- Directions
Give back exactly the lines from the beginning of the listing below to the line holding "saturation=1, ax=ax, legend=False)", both ends included; the pictures stay out.

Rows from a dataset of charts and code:
■ ■ ■ ■ ■ ■ ■

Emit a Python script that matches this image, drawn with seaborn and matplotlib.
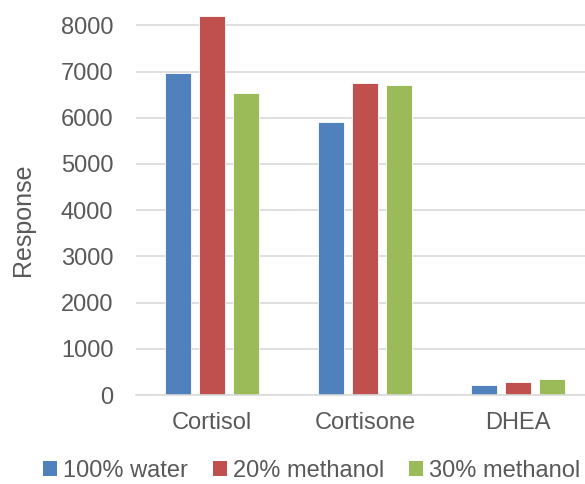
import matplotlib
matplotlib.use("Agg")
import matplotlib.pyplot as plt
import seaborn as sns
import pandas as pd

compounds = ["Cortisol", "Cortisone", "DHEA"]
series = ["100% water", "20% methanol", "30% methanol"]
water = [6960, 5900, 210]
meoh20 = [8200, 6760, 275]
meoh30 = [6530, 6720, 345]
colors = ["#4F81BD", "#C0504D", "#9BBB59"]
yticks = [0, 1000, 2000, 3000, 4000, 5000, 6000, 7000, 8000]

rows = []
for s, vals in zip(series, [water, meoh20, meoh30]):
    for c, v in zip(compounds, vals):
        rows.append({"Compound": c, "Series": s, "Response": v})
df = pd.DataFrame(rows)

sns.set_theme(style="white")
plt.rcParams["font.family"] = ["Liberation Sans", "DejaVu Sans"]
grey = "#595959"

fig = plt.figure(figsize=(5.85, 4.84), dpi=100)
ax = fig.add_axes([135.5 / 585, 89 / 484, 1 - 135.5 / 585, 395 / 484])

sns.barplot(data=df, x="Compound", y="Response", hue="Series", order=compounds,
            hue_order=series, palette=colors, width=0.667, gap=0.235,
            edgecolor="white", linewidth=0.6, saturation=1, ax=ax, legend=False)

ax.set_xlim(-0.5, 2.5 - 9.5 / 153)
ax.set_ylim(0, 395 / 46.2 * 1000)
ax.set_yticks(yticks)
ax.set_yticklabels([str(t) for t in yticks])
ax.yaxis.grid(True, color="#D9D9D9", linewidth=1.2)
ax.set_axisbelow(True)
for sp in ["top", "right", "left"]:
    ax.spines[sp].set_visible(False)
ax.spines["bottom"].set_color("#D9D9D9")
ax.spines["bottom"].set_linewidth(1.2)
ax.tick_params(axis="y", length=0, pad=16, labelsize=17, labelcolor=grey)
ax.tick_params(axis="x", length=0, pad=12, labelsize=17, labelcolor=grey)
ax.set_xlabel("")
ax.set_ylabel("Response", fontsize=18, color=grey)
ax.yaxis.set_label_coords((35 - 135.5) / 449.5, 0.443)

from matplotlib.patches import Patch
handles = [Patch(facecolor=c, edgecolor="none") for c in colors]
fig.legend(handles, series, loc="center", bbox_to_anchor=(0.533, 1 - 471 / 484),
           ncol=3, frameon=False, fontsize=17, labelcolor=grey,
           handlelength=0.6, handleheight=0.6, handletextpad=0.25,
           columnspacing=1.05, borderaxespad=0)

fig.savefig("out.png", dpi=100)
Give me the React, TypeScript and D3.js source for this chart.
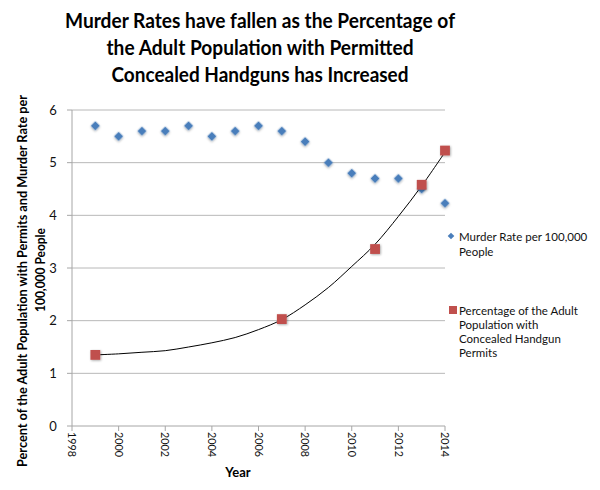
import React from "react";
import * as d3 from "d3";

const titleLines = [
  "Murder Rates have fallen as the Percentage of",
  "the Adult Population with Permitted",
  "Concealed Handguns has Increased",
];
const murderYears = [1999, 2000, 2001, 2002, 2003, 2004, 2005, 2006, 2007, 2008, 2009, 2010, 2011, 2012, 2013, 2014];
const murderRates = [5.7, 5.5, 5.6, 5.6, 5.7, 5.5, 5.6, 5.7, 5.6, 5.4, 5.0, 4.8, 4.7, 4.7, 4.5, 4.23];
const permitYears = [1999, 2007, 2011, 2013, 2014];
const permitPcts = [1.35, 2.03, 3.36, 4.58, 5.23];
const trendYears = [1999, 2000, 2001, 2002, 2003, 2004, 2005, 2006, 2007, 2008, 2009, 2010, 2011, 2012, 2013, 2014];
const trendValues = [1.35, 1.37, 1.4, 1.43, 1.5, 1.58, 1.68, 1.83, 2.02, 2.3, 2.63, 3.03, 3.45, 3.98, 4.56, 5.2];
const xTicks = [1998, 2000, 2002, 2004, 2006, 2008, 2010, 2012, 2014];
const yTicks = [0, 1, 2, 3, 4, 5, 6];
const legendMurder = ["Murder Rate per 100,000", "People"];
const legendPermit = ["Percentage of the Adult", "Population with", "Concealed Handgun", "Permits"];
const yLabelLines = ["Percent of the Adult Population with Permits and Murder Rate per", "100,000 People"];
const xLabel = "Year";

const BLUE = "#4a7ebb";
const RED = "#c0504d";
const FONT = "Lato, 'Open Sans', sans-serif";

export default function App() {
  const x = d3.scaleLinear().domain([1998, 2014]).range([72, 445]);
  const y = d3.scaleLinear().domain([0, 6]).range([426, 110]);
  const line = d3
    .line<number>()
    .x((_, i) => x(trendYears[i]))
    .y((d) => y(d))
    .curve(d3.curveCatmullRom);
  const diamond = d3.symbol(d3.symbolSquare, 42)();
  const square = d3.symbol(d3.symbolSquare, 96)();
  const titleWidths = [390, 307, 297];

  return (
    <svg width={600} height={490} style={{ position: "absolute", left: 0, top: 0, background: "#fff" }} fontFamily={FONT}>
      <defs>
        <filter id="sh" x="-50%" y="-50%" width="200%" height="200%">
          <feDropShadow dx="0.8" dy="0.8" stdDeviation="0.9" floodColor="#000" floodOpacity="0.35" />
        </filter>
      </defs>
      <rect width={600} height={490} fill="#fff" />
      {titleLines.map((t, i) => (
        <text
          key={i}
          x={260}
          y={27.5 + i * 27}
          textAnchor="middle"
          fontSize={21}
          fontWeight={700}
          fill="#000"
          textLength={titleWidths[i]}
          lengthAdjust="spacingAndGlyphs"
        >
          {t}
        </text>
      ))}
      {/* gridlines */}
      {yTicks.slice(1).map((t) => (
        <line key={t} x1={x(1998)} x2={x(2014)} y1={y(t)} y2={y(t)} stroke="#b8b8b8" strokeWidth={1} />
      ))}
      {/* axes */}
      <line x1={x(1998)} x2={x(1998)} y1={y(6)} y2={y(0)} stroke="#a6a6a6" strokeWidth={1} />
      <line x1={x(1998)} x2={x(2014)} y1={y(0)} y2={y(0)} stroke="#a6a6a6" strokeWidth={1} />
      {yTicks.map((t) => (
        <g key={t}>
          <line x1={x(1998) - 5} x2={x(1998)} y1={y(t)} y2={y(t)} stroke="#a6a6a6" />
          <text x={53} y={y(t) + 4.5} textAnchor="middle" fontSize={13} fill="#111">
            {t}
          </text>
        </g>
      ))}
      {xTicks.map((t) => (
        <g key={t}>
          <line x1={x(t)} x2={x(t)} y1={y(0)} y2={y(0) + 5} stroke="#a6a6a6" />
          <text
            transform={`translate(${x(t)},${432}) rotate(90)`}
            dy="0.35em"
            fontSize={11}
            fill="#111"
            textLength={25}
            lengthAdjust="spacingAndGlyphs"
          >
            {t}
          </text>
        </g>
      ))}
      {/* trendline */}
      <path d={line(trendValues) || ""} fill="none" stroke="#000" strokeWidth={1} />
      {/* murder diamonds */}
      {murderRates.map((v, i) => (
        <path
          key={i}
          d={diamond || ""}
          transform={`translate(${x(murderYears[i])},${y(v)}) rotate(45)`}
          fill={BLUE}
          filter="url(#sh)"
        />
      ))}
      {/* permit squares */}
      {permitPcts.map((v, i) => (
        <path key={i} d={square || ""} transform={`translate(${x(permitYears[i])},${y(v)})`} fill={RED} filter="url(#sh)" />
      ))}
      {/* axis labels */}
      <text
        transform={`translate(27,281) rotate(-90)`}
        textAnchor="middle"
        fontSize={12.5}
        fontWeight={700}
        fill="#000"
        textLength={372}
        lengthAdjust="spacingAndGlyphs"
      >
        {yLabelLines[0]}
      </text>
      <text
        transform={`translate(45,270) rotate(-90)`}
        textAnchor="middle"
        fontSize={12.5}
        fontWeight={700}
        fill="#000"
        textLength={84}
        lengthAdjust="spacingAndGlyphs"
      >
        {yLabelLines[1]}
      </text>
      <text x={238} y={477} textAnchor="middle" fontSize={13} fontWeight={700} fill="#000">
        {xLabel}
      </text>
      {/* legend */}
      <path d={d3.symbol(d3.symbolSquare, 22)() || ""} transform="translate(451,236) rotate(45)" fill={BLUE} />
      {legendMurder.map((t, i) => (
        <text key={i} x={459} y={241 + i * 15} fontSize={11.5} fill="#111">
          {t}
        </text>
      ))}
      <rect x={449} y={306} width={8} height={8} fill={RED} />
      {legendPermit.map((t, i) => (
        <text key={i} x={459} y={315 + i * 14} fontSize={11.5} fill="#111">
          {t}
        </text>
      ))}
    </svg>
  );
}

■ ■ ■ ■ ■ ■ ■

- Result below
Emit a Python script that matches this image, drawn with seaborn and matplotlib.
import matplotlib
matplotlib.use("Agg")
import matplotlib.pyplot as plt
import seaborn as sns
import pandas as pd

compounds = ["Cortisol", "Cortisone", "DHEA"]
series = ["100% water", "20% methanol", "30% methanol"]
water = [6960, 5900, 210]
meoh20 = [8200, 6760, 275]
meoh30 = [6530, 6720, 345]
colors = ["#4F81BD", "#C0504D", "#9BBB59"]
yticks = [0, 1000, 2000, 3000, 4000, 5000, 6000, 7000, 8000]

rows = []
for s, vals in zip(series, [water, meoh20, meoh30]):
    for c, v in zip(compounds, vals):
        rows.append({"Compound": c, "Series": s, "Response": v})
df = pd.DataFrame(rows)

sns.set_theme(style="white")
plt.rcParams["font.family"] = ["Liberation Sans", "DejaVu Sans"]
grey = "#595959"

fig = plt.figure(figsize=(5.85, 4.84), dpi=100)
ax = fig.add_axes([135.5 / 585, 89 / 484, 1 - 135.5 / 585, 395 / 484])

sns.barplot(data=df, x="Compound", y="Response", hue="Series", order=compounds,
            hue_order=series, palette=colors, width=0.667, gap=0.235,
            edgecolor="white", linewidth=0.6, saturation=1, ax=ax, legend=False)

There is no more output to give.